* [GIVEN TASK] Return each line of the data below verbatim; pictures are to be left out.

* [DATASET EXTRACT]
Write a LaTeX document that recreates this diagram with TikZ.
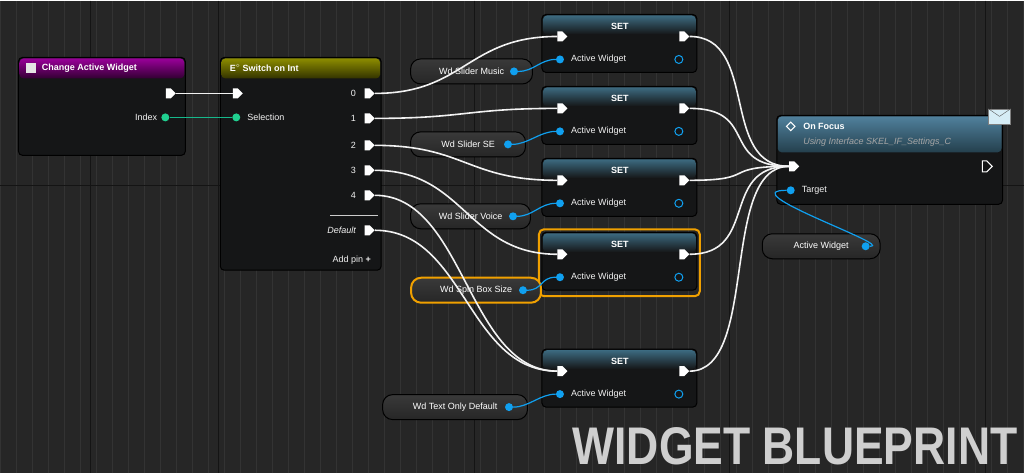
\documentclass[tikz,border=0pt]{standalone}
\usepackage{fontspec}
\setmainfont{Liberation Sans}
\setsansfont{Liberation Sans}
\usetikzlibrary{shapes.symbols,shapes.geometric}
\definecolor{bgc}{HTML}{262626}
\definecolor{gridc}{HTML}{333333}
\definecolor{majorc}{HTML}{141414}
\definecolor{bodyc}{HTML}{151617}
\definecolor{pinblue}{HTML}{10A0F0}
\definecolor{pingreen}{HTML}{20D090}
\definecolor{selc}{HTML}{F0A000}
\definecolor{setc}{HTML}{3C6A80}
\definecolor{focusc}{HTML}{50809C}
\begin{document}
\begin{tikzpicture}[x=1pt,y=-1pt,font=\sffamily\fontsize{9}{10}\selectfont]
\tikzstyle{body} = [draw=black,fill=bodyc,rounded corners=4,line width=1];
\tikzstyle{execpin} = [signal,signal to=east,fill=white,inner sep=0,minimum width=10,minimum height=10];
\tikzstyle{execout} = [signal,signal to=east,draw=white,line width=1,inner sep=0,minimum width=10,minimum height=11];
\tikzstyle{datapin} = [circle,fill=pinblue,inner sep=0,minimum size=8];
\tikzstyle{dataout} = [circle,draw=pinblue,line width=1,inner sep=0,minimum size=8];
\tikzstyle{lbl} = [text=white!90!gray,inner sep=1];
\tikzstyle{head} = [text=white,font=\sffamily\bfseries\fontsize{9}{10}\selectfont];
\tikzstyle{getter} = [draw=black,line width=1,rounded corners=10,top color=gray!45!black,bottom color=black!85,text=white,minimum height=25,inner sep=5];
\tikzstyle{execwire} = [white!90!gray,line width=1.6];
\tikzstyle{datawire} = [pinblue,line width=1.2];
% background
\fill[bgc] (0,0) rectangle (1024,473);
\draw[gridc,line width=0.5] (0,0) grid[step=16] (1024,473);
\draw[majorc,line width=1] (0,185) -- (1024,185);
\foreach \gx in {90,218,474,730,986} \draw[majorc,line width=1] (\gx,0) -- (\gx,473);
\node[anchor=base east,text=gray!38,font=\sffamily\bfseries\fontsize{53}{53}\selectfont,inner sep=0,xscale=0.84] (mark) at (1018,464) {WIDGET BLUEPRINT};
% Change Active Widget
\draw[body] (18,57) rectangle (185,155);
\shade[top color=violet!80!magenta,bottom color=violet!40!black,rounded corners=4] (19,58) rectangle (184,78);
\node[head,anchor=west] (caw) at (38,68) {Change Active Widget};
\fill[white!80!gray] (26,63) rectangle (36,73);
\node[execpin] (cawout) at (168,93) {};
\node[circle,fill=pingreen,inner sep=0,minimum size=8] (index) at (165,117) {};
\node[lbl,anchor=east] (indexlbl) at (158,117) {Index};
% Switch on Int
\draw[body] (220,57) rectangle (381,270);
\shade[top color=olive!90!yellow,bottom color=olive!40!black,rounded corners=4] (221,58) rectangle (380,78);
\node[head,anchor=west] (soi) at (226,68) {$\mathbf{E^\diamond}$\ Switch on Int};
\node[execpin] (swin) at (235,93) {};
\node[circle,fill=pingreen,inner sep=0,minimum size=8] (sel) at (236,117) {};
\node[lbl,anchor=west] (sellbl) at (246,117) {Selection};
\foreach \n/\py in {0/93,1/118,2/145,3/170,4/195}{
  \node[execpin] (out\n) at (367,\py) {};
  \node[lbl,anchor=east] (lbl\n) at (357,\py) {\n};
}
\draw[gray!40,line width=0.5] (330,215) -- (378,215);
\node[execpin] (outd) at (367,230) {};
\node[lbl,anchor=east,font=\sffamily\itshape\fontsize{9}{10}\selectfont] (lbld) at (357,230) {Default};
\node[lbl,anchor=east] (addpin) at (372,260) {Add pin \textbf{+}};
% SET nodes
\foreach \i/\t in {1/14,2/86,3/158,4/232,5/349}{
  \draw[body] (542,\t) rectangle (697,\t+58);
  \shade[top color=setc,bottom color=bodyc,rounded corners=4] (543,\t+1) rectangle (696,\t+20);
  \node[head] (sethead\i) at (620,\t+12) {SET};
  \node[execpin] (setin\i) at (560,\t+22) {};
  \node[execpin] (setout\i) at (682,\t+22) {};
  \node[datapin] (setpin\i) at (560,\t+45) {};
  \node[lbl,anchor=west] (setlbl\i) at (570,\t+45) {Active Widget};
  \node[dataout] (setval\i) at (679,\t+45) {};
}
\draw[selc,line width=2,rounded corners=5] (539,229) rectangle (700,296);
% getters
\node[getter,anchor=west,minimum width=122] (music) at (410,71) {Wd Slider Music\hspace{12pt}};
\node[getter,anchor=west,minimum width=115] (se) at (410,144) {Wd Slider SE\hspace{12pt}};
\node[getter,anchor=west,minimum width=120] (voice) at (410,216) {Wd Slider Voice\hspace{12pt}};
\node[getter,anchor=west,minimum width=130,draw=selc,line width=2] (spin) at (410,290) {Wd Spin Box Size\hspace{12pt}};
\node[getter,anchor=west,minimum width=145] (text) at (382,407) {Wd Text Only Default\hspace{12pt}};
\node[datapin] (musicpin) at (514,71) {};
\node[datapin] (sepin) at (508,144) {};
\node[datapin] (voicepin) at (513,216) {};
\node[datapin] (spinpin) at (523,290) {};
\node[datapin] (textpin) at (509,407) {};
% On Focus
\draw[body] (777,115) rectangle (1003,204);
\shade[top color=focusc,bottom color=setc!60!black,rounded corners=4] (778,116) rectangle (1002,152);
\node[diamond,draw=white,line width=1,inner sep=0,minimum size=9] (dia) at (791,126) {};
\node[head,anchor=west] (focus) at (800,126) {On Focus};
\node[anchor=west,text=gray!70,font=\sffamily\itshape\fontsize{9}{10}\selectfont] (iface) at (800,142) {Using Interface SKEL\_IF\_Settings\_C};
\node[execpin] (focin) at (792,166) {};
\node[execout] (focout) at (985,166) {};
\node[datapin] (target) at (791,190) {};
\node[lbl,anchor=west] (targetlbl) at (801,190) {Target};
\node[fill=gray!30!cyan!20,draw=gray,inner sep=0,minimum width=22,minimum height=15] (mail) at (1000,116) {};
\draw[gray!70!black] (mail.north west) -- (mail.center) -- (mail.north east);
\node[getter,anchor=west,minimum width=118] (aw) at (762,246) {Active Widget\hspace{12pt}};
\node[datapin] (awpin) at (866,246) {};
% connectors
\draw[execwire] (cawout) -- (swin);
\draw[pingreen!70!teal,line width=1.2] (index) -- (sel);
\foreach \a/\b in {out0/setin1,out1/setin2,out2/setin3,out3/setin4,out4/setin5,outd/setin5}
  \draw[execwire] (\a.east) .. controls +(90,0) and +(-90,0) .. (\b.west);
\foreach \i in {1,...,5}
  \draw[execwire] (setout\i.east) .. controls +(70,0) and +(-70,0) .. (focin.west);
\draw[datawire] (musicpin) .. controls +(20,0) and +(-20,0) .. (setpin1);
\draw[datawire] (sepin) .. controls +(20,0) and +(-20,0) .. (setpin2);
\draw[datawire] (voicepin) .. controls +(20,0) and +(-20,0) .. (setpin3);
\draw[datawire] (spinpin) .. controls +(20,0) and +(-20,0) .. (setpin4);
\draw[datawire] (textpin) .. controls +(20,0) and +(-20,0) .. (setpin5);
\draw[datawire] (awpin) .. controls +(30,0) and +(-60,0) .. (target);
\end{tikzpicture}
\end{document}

* [SOLVED PROBLEM]
Write a LaTeX document that recreates this diagram with TikZ.
\documentclass[tikz,border=0pt]{standalone}
\usepackage{fontspec}
\setmainfont{Liberation Sans}
\setsansfont{Liberation Sans}
\usetikzlibrary{shapes.symbols,shapes.geometric}
\definecolor{bgc}{HTML}{262626}
\definecolor{gridc}{HTML}{333333}
\definecolor{majorc}{HTML}{141414}
\definecolor{bodyc}{HTML}{151617}
\definecolor{pinblue}{HTML}{10A0F0}
\definecolor{pingreen}{HTML}{20D090}
\definecolor{selc}{HTML}{F0A000}
\definecolor{setc}{HTML}{3C6A80}
\definecolor{focusc}{HTML}{50809C}
\begin{document}
\begin{tikzpicture}[x=1pt,y=-1pt,font=\sffamily\fontsize{9}{10}\selectfont]
\tikzstyle{body} = [draw=black,fill=bodyc,rounded corners=4,line width=1];
\tikzstyle{execpin} = [signal,signal to=east,fill=white,inner sep=0,minimum width=10,minimum height=10];
\tikzstyle{execout} = [signal,signal to=east,draw=white,line width=1,inner sep=0,minimum width=10,minimum height=11];
\tikzstyle{datapin} = [circle,fill=pinblue,inner sep=0,minimum size=8];
\tikzstyle{dataout} = [circle,draw=pinblue,line width=1,inner sep=0,minimum size=8];
\tikzstyle{lbl} = [text=white!90!gray,inner sep=1];
\tikzstyle{head} = [text=white,font=\sffamily\bfseries\fontsize{9}{10}\selectfont];
\tikzstyle{getter} = [draw=black,line width=1,rounded corners=10,top color=gray!45!black,bottom color=black!85,text=white,minimum height=25,inner sep=5];
\tikzstyle{execwire} = [white!90!gray,line width=1.6];
\tikzstyle{datawire} = [pinblue,line width=1.2];
% background
\fill[bgc] (0,0) rectangle (1024,473);
\draw[gridc,line width=0.5] (0,0) grid[step=16] (1024,473);
\draw[majorc,line width=1] (0,185) -- (1024,185);
\foreach \gx in {90,218,474,730,986} \draw[majorc,line width=1] (\gx,0) -- (\gx,473);
\node[anchor=base east,text=gray!38,font=\sffamily\bfseries\fontsize{53}{53}\selectfont,inner sep=0,xscale=0.84] (mark) at (1018,464) {WIDGET BLUEPRINT};
% Change Active Widget
\draw[body] (18,57) rectangle (185,155);
\shade[top color=violet!80!magenta,bottom color=violet!40!black,rounded corners=4] (19,58) rectangle (184,78);
\node[head,anchor=west] (caw) at (38,68) {Change Active Widget};
\fill[white!80!gray] (26,63) rectangle (36,73);
\node[execpin] (cawout) at (168,93) {};
\node[circle,fill=pingreen,inner sep=0,minimum size=8] (index) at (165,117) {};
\node[lbl,anchor=east] (indexlbl) at (158,117) {Index};
% Switch on Int
\draw[body] (220,57) rectangle (381,270);
\shade[top color=olive!90!yellow,bottom color=olive!40!black,rounded corners=4] (221,58) rectangle (380,78);
\node[head,anchor=west] (soi) at (226,68) {$\mathbf{E^\diamond}$\ Switch on Int};
\node[execpin] (swin) at (235,93) {};
\node[circle,fill=pingreen,inner sep=0,minimum size=8] (sel) at (236,117) {};
\node[lbl,anchor=west] (sellbl) at (246,117) {Selection};
\foreach \n/\py in {0/93,1/118,2/145,3/170,4/195}{
  \node[execpin] (out\n) at (367,\py) {};
  \node[lbl,anchor=east] (lbl\n) at (357,\py) {\n};
}
\draw[gray!40,line width=0.5] (330,215) -- (378,215);
\node[execpin] (outd) at (367,230) {};
\node[lbl,anchor=east,font=\sffamily\itshape\fontsize{9}{10}\selectfont] (lbld) at (357,230) {Default};
\node[lbl,anchor=east] (addpin) at (372,260) {Add pin \textbf{+}};
% SET nodes
\foreach \i/\t in {1/14,2/86,3/158,4/232,5/349}{
  \draw[body] (542,\t) rectangle (697,\t+58);
  \shade[top color=setc,bottom color=bodyc,rounded corners=4] (543,\t+1) rectangle (696,\t+20);
  \node[head] (sethead\i) at (620,\t+12) {SET};
  \node[execpin] (setin\i) at (560,\t+22) {};
  \node[execpin] (setout\i) at (682,\t+22) {};
  \node[datapin] (setpin\i) at (560,\t+45) {};
  \node[lbl,anchor=west] (setlbl\i) at (570,\t+45) {Active Widget};
  \node[dataout] (setval\i) at (679,\t+45) {};
}
\draw[selc,line width=2,rounded corners=5] (539,229) rectangle (700,296);
% getters
\node[getter,anchor=west,minimum width=122] (music) at (410,71) {Wd Slider Music\hspace{12pt}};
\node[getter,anchor=west,minimum width=115] (se) at (410,144) {Wd Slider SE\hspace{12pt}};
\node[getter,anchor=west,minimum width=120] (voice) at (410,216) {Wd Slider Voice\hspace{12pt}};
\node[getter,anchor=west,minimum width=130,draw=selc,line width=2] (spin) at (410,290) {Wd Spin Box Size\hspace{12pt}};
\node[getter,anchor=west,minimum width=145] (text) at (382,407) {Wd Text Only Default\hspace{12pt}};
\node[datapin] (musicpin) at (514,71) {};
\node[datapin] (sepin) at (508,144) {};
\node[datapin] (voicepin) at (513,216) {};
\node[datapin] (spinpin) at (523,290) {};
\node[datapin] (textpin) at (509,407) {};
% On Focus
\draw[body] (777,115) rectangle (1003,204);
\shade[top color=focusc,bottom color=setc!60!black,rounded corners=4] (778,116) rectangle (1002,152);
\node[diamond,draw=white,line width=1,inner sep=0,minimum size=9] (dia) at (791,126) {};
\node[head,anchor=west] (focus) at (800,126) {On Focus};
\node[anchor=west,text=gray!70,font=\sffamily\itshape\fontsize{9}{10}\selectfont] (iface) at (800,142) {Using Interface SKEL\_IF\_Settings\_C};
\node[execpin] (focin) at (792,166) {};
\node[execout] (focout) at (985,166) {};
\node[datapin] (target) at (791,190) {};
\node[lbl,anchor=west] (targetlbl) at (801,190) {Target};
\node[fill=gray!30!cyan!20,draw=gray,inner sep=0,minimum width=22,minimum height=15] (mail) at (1000,116) {};
\draw[gray!70!black] (mail.north west) -- (mail.center) -- (mail.north east);
\node[getter,anchor=west,minimum width=118] (aw) at (762,246) {Active Widget\hspace{12pt}};
\node[datapin] (awpin) at (866,246) {};
% connectors
\draw[execwire] (cawout) -- (swin);
\draw[pingreen!70!teal,line width=1.2] (index) -- (sel);
\foreach \a/\b in {out0/setin1,out1/setin2,out2/setin3,out3/setin4,out4/setin5,outd/setin5}
  \draw[execwire] (\a.east) .. controls +(90,0) and +(-90,0) .. (\b.west);
\foreach \i in {1,...,5}
  \draw[execwire] (setout\i.east) .. controls +(70,0) and +(-70,0) .. (focin.west);
\draw[datawire] (musicpin) .. controls +(20,0) and +(-20,0) .. (setpin1);
\draw[datawire] (sepin) .. controls +(20,0) and +(-20,0) .. (setpin2);
\draw[datawire] (voicepin) .. controls +(20,0) and +(-20,0) .. (setpin3);
\draw[datawire] (spinpin) .. controls +(20,0) and +(-20,0) .. (setpin4);
\draw[datawire] (textpin) .. controls +(20,0) and +(-20,0) .. (setpin5);
\draw[datawire] (awpin) .. controls +(30,0) and +(-60,0) .. (target);
\end{tikzpicture}
\end{document}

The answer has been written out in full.